Trend watch
The summer solstice is today, June 20th, which marks the official start of summer. Yet, summer travel has been in full swing for several weeks. The weekly air passenger counts jumped 4.3% and crossed 19.3 million, which is highest level this year and pushed the year-to-date total slightly ahead of 2024. It was also the fifth busiest week all-time; all four of the top weeks were set during June and July 2024.
Our unscientific guesstimate based on recent trends suggest that weekly air passenger counts should touch 20 million this summer. The all-time record of 19.7 was set last June.

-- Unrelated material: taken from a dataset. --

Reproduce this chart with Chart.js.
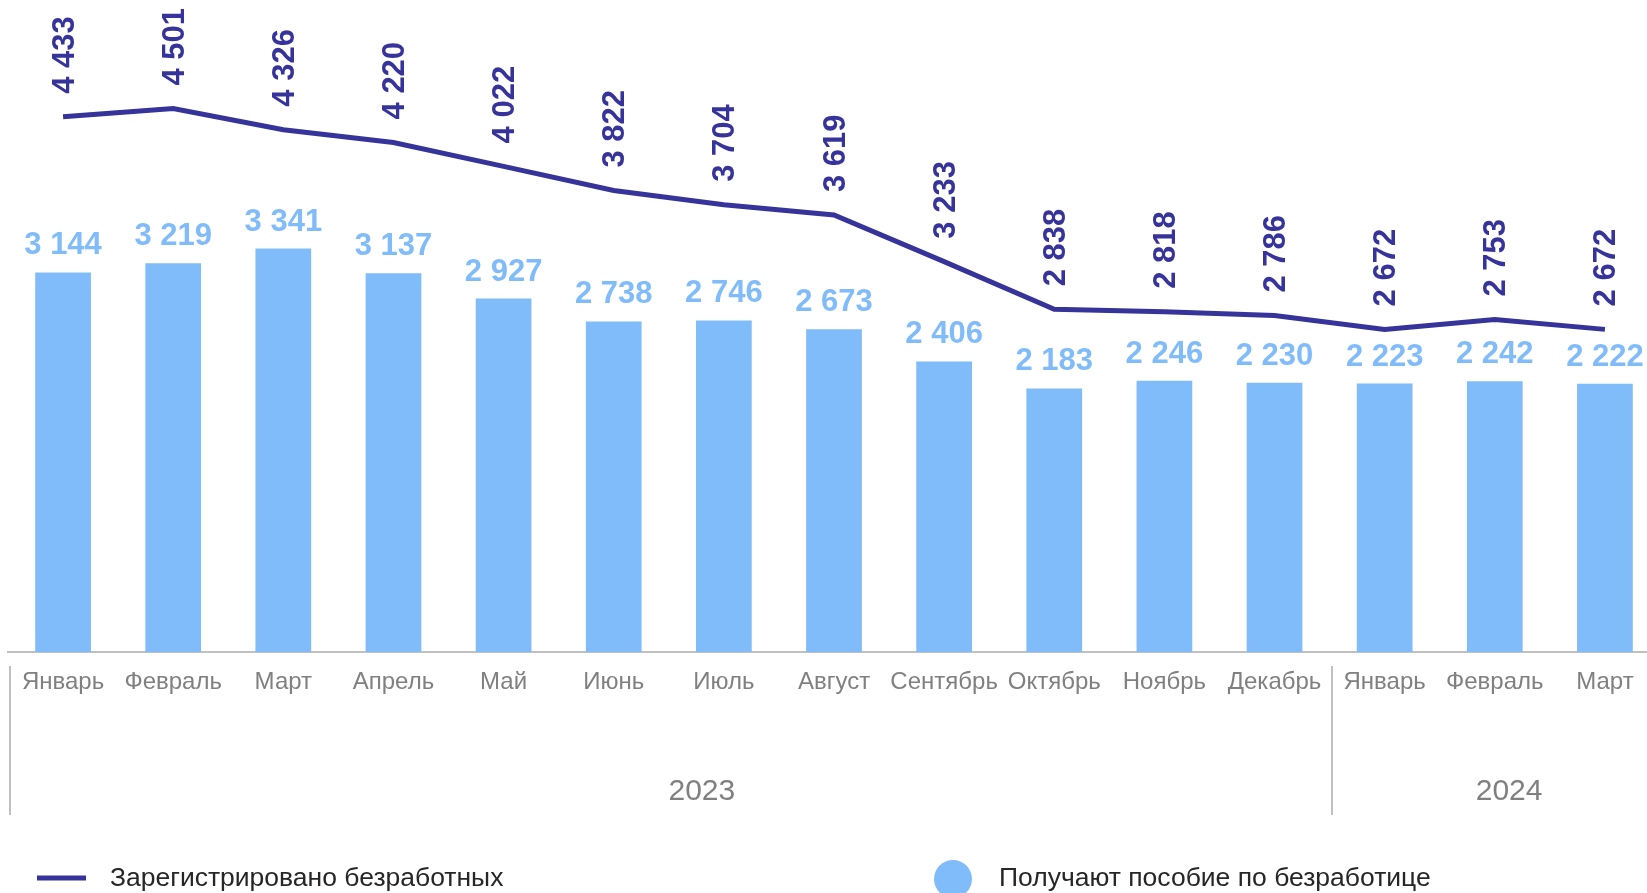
<!DOCTYPE html>
<html>
<head>
<meta charset="utf-8">
<script src="https://cdn.jsdelivr.net/npm/chart.js@4/dist/chart.umd.min.js"></script>
<style>
  html, body { margin:0; padding:0; background:#fff; overflow:hidden; }
  canvas { display:block; }
</style>
</head>
<body>
<canvas id="chart" width="1662" height="893"></canvas>
<script>
// months (2023: Jan-Dec, 2024: Jan-Mar)
const months = ['Январь','Февраль','Март','Апрель','Май','Июнь','Июль','Август','Сентябрь','Октябрь','Ноябрь','Декабрь','Январь','Февраль','Март'];
// registered unemployed (line)
const registered = [4433,4501,4326,4220,4022,3822,3704,3619,3233,2838,2818,2786,2672,2753,2672];
// receive unemployment benefit (bars)
const benefit = [3144,3219,3341,3137,2927,2738,2746,2673,2406,2183,2246,2230,2223,2242,2222];
// year groups: label, first index, label position (category units)
const years = ['2023','2024'];
const yearFrom = [0,12];
const yearPos = [5.8,13.13];

const lineColor = '#36349a';
const barColor = '#80bbfa';
const font = '"Liberation Sans", Arial, sans-serif';

function fmt(v){
  return String(v).replace(/\B(?=(\d{3})+(?!\d))/g,' ');
}

const extras = {
  id:'extras',
  afterDatasetsDraw(chart){
    const ctx = chart.ctx;
    const bars = chart.getDatasetMeta(1).data;
    const pts = chart.getDatasetMeta(0).data;
    ctx.save();
    ctx.font = 'bold 31px ' + font;
    // bar values
    ctx.fillStyle = barColor;
    ctx.textAlign = 'center';
    ctx.textBaseline = 'alphabetic';
    bars.forEach((b,i)=>{
      ctx.fillText(fmt(benefit[i]), b.x, b.y - 18);
    });
    // line values, rotated
    ctx.fillStyle = lineColor;
    ctx.textAlign = 'left';
    ctx.textBaseline = 'middle';
    pts.forEach((p,i)=>{
      ctx.save();
      ctx.translate(p.x + 2, p.y - 23);
      ctx.rotate(-Math.PI/2);
      ctx.fillText(fmt(registered[i]), 0, 0);
      ctx.restore();
    });
    ctx.restore();
  },
  afterDraw(chart){
    const ctx = chart.ctx;
    const x = chart.scales.x;
    const w = x.getPixelForValue(1) - x.getPixelForValue(0);
    const bottom = chart.chartArea.bottom;
    ctx.save();
    // group separators
    ctx.strokeStyle = '#c0c0c0';
    ctx.lineWidth = 2;
    yearFrom.forEach(f=>{
      const sx = Math.round(x.getPixelForValue(f) - w/2) + 2;
      ctx.beginPath();
      ctx.moveTo(sx, bottom + 14);
      ctx.lineTo(sx, bottom + 163);
      ctx.stroke();
    });
    // year labels
    ctx.fillStyle = '#808080';
    ctx.font = '30px ' + font;
    ctx.textAlign = 'center';
    ctx.textBaseline = 'middle';
    years.forEach((y,i)=>{
      const px = x.getPixelForValue(0) + yearPos[i]*w;
      ctx.fillText(y, px, bottom + 140);
    });
    // legend
    ctx.font = '26.5px ' + font;
    ctx.fillStyle = '#262626';
    ctx.textAlign = 'left';
    ctx.textBaseline = 'middle';
    ctx.strokeStyle = lineColor;
    ctx.lineWidth = 5;
    ctx.beginPath();
    ctx.moveTo(37, 878);
    ctx.lineTo(86, 878);
    ctx.stroke();
    ctx.fillText('Зарегистрировано безработных', 110, 879);
    ctx.fillStyle = barColor;
    ctx.beginPath();
    ctx.arc(953, 879, 19, 0, Math.PI*2);
    ctx.fill();
    ctx.fillStyle = '#262626';
    ctx.fillText('Получают пособие по безработице', 999, 879);
    ctx.restore();
  }
};

new Chart(document.getElementById('chart'), {
  data:{
    labels: months,
    datasets:[
      {
        type:'line',
        label:'Зарегистрировано безработных',
        data: registered,
        borderColor: lineColor,
        borderWidth: 5,
        pointRadius: 0,
        tension: 0,
        fill: false,
        order: 0
      },
      {
        type:'bar',
        label:'Получают пособие по безработице',
        data: benefit,
        backgroundColor: barColor,
        borderWidth: 0,
        categoryPercentage: 1,
        barPercentage: 0.506,
        order: 1
      }
    ]
  },
  options:{
    responsive:false,
    animation:false,
    devicePixelRatio:1,
    layout:{ padding:{ left:8, right:2, top:0, bottom:0 } },
    plugins:{
      legend:{ display:false },
      tooltip:{ enabled:false }
    },
    scales:{
      x:{
        offset:true,
        grid:{ display:false, drawTicks:false },
        border:{ display:true, color:'#c0c0c0', width:2 },
        ticks:{
          color:'#808080',
          font:{ family:font, size:24 },
          padding:16,
          maxRotation:0,
          autoSkip:false
        },
        afterFit(scale){ scale.height = 241; }
      },
      y:{
        display:false,
        min:0,
        max:5400
      }
    }
  },
  plugins:[extras]
});
</script>
</body>
</html>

Elsewhere, container freight volumes at U.S. ports were hammered by the tariffs in May. Ship bookings from China to the United States, which we’ve shown here in prior weeks, began to rebound in mid-May after tariffs were relaxed. Those ships have started to arrive in the U.S. as rail volumes climbed last week and continued to recover after an ugly five-week slide during May and early June (see slide 6).
Our take
Freight is a leading economic indicator by its nature. Companies typically order goods – either components within manufacturing supply chains or finished goods. Both of which indicate increased economic activity, and vice versa.
Indeed, freight volumes have swung wildly in the past two months due to on-again/off-again tariffs, particularly for China, which is the third largest trading partner overall, but account for roughly one-third of imported container volumes.

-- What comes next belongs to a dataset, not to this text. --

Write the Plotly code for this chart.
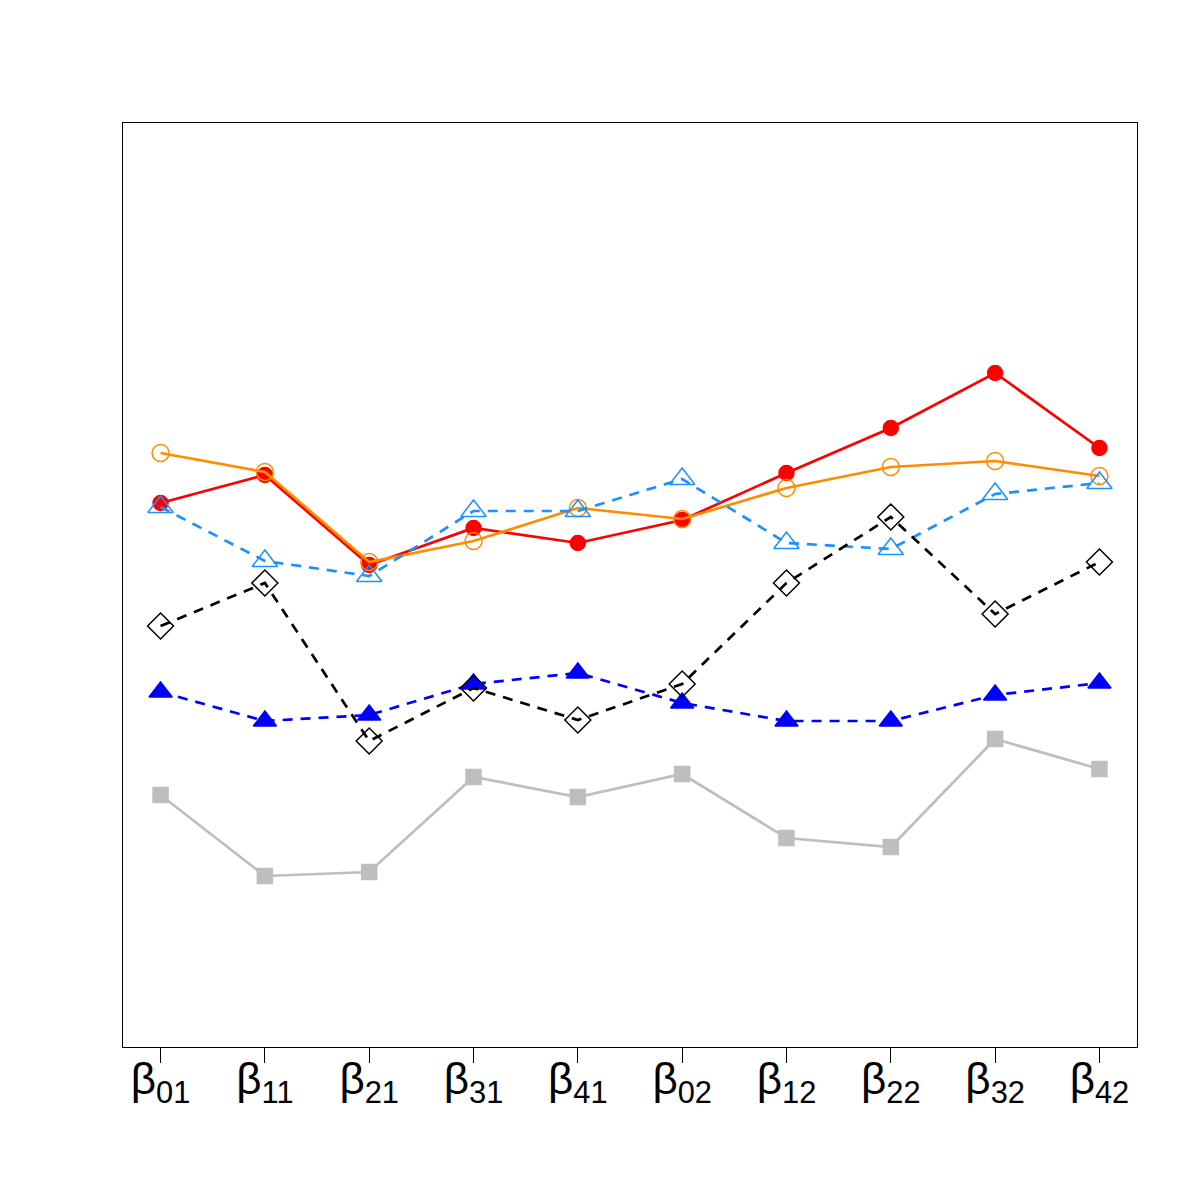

Freight volumes at U.S. ports surged in March and April as companies scrambled to front run tariffs but collapsed in May, reflecting the temporary spike in tariffs to 145% on goods imported from China (subsequently relaxed to 30%). While ports reported volumes monthly, we’re already seeing U.S. rail volumes – which are reported weekly – starting to recover, albeit slowly. This recovery will continue based on the surge in the bookings for container ships from China to the United States, which began to rebound in mid-May after tariffs were relaxed but take roughly four weeks to arrive.

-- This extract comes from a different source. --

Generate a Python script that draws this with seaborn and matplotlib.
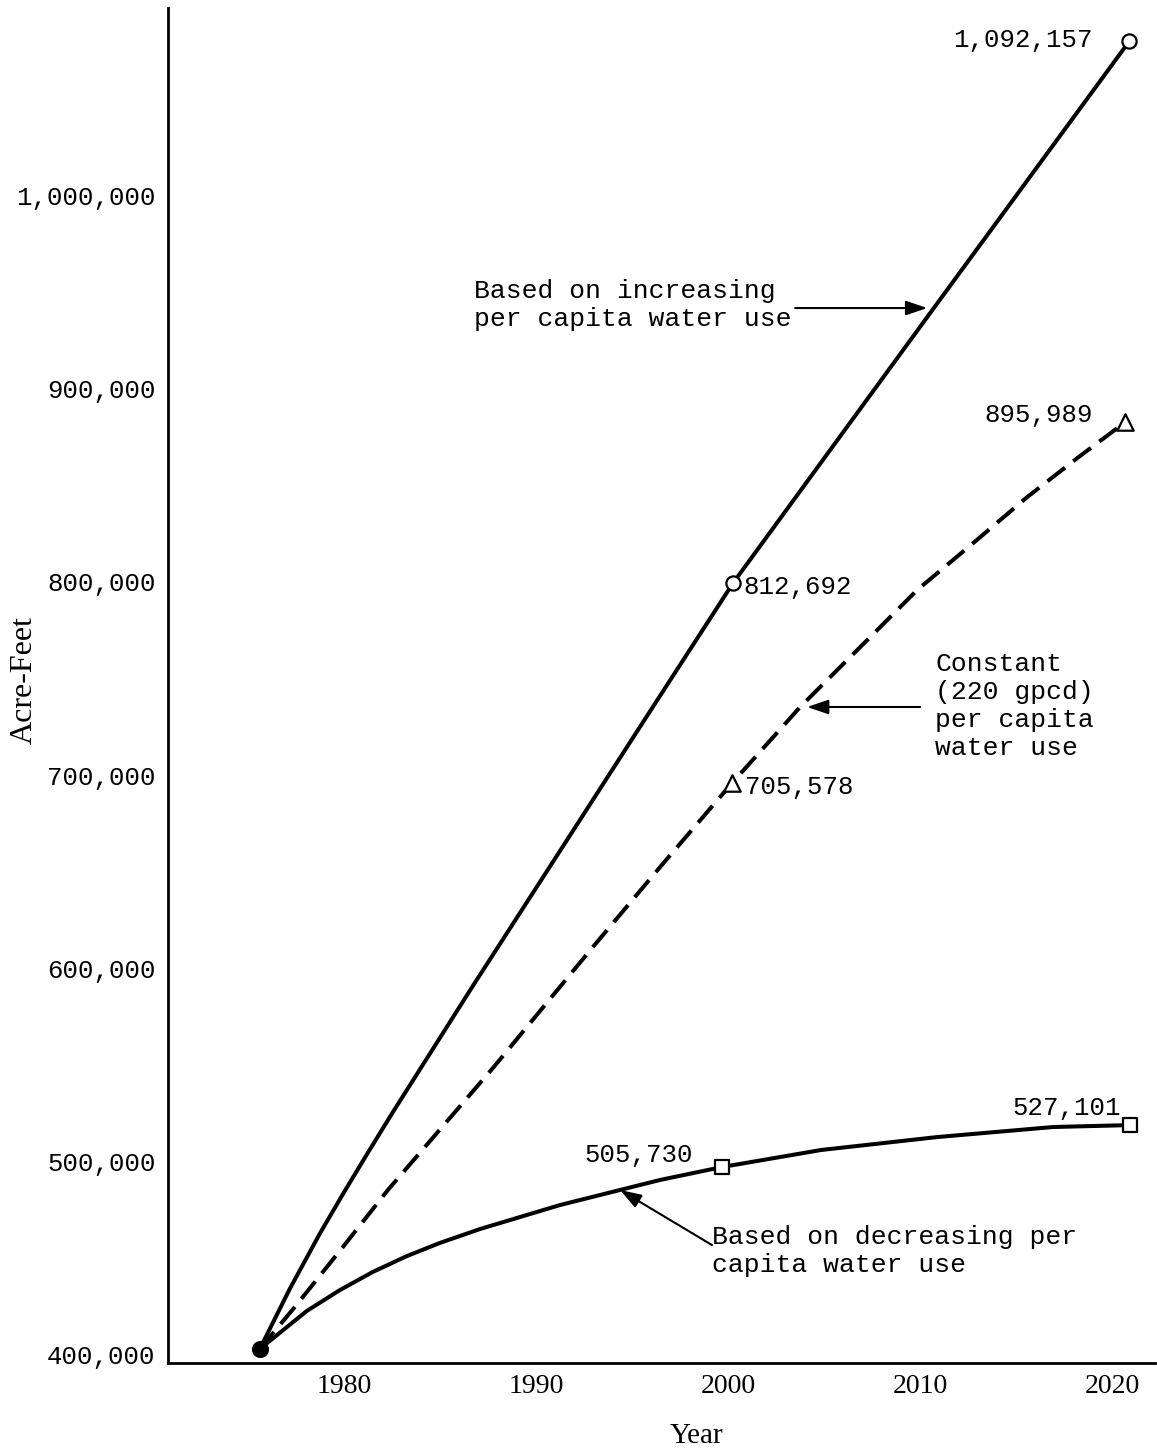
import matplotlib
matplotlib.use("Agg")
import matplotlib.pyplot as plt
import matplotlib.transforms as mtransforms
import seaborn as sns

# values (year, acre-feet)
start_year = [1975.58]
start_af = [405800]

inc_years = [1975.58, 1977.14, 1978.71, 1979.91, 1981.21, 1982.51, 1986.68, 1991.11, 1995.54, 2000.23, 2010.49, 2020.87]
inc_af = [405800, 436900, 465600, 486000, 507400, 528400, 593800, 662000, 730300, 802300, 942000, 1082800]

const_years = [1975.58, 1977.40, 1979.91, 1982.25, 1987.72, 1992.93, 1996.43, 2000.18, 2003.72,
               2007.37, 2009.82, 2012.74, 2015.55, 2018.16, 2020.66]
const_af = [405800, 427500, 458600, 488100, 551200, 613900, 655300, 698800, 738100,
            774300, 798700, 823000, 846800, 867000, 885600]

dec_years = [1975.58, 1978.03, 1979.75, 1981.47, 1983.24, 1984.96, 1987.05, 1991.21, 1994.34,
             1996.43, 1999.66, 2004.81, 2010.86, 2016.90, 2020.92]
dec_af = [405800, 425500, 436300, 445700, 453900, 460700, 467900, 480300, 488100,
          493300, 500000, 508800, 515500, 520700, 521700]

inc_mark_years = [2000.23, 2020.87]
inc_mark_af = [802300, 1082800]
const_mark_years = [2000.18, 2020.66]
const_mark_af = [698800, 885600]
dec_mark_years = [1999.66, 2020.92]
dec_mark_af = [500000, 521700]

x_ticks = [1980, 1990, 2000, 2010, 2020]
y_ticks = [400000, 500000, 600000, 700000, 800000, 900000, 1000000]
y_tick_labels = ["400,000", "500,000", "600,000", "700,000", "800,000", "900,000", "1,000,000"]

MONO = "Liberation Mono"
SERIF = "Liberation Serif"

sns.set_style("white")
plt.rcParams["font.family"] = [MONO, "DejaVu Sans"]
plt.rcParams["text.color"] = "black"
plt.rcParams["axes.labelcolor"] = "black"

fig = plt.figure(figsize=(11.57, 14.48), dpi=100)
ax = fig.add_axes([168 / 1157, 85 / 1448, 987 / 1157, 1355 / 1448])

lw = 2.9
sns.lineplot(x=inc_years, y=inc_af, ax=ax, color="black", lw=lw, estimator=None, sort=False)
sns.lineplot(x=const_years, y=const_af, ax=ax, color="black", lw=lw, estimator=None, sort=False)
ax.lines[-1].set_linestyle((0, (5.5, 2.6)))
sns.lineplot(x=dec_years, y=dec_af, ax=ax, color="black", lw=lw, estimator=None, sort=False)
for ln in ax.lines:
    ln.set_solid_joinstyle("round")
    ln.set_dash_joinstyle("round")

# markers
sns.scatterplot(x=inc_mark_years, y=inc_mark_af, ax=ax, marker="o", s=105,
                facecolor="white", edgecolor="black", linewidth=1.6, zorder=5)
sns.scatterplot(x=const_mark_years, y=const_mark_af, ax=ax, marker="^", s=140,
                facecolor="white", edgecolor="black", linewidth=1.6, zorder=5)
sns.scatterplot(x=dec_mark_years, y=dec_mark_af, ax=ax, marker="s", s=105,
                facecolor="white", edgecolor="black", linewidth=1.6, zorder=5)
sns.scatterplot(x=start_year, y=start_af, ax=ax, marker="o", s=130,
                color="black", edgecolor="black", zorder=6)

ax.set_xlim(1970.8, 2022.2)
ax.set_ylim(398550, 1099900)

# axes look
sns.despine(ax=ax)
for side in ["left", "bottom"]:
    ax.spines[side].set_linewidth(2.0)
    ax.spines[side].set_color("black")

ax.set_xticks(x_ticks)
ax.set_xticklabels([str(t) for t in x_ticks], fontfamily=SERIF, fontsize=20)
ax.set_yticks(y_ticks)
ax.set_yticklabels(y_tick_labels, fontsize=18.5)
ax.tick_params(axis="y", direction="in", length=9, width=1.8, pad=9, colors="black")
ax.tick_params(axis="x", direction="in", length=7, width=1.8, pad=8, colors="black")
up = mtransforms.ScaledTranslation(0, 4 / 72, fig.dpi_scale_trans)
for lab in ax.get_yticklabels():
    lab.set_transform(lab.get_transform() + up)

ax.set_xlabel("Year", fontfamily=SERIF, fontsize=21, color="black")
ax.xaxis.set_label_coords(0.535, -0.044)
ax.set_ylabel("Acre-Feet", fontfamily=SERIF, fontsize=23, va="center", color="black")
ax.yaxis.set_label_coords(-0.146, 0.504)

# point values
val_kw = dict(fontsize=18.5, va="center", color="black")
ax.text(2018.94, 1083300, "1,092,157", ha="right", **val_kw)
ax.text(2018.94, 889200, "895,989", ha="right", **val_kw)
ax.text(2000.75, 800000, "812,692", ha="left", **val_kw)
ax.text(2000.85, 696700, "705,578", ha="left", **val_kw)
ax.text(1998.15, 506200, "505,730", ha="right", **val_kw)
ax.text(2020.45, 530500, "527,101", ha="right", **val_kw)

# curve notes with arrows
note_kw = dict(fontsize=19, va="center", ha="left", color="black", linespacing=1.2)
arrow = dict(arrowstyle="-|>,head_length=0.65,head_width=0.22", color="black",
             lw=1.5, shrinkA=0, shrinkB=0, mutation_scale=20)

ax.text(1986.74, 946200, "Based on increasing\nper capita water use", **note_kw)
ax.annotate("", xy=(2010.34, 944600), xytext=(2003.46, 944600), arrowprops=arrow)

ax.text(2010.76, 738600, "Constant\n(220 gpcd)\nper capita\nwater use", **note_kw)
ax.annotate("", xy=(2004.08, 738100), xytext=(2009.97, 738100), arrowprops=arrow)

ax.text(1999.13, 456500, "Based on decreasing per\ncapita water use", **note_kw)
ax.annotate("", xy=(1994.34, 488100), xytext=(1999.13, 459600), arrowprops=arrow)

fig.savefig("out.png", dpi=100)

With turbulence likely as the ripple in freight becomes more apparent in other economic data in the coming months, we recommend buckling up. More importantly, those ripples will likely make for more big swings in economic data released during July, August, and beyond. Given the short-term distortions in the economic data, we’d also advise against extrapolating based on that data. It’s best to zoom out and take a somewhat longer view until there’s more clarity on trade policy. For now, the true underlying trends likely aren’t as bad nor as good they currently appear depending on what economic variable you’re looking at.
Bottom line
The U.S. remains in a ‘muddle-through’ environment—where growth is slowing but not stalling—and we expect the Fed to stay in ‘wait & see’ mode for now. We also anticipate economic data will continue to jostle about due to tariffs—replete with air pockets as demand normalizes following accelerated purchases in the early spring when consumers and businesses attempted to front-run tariffs.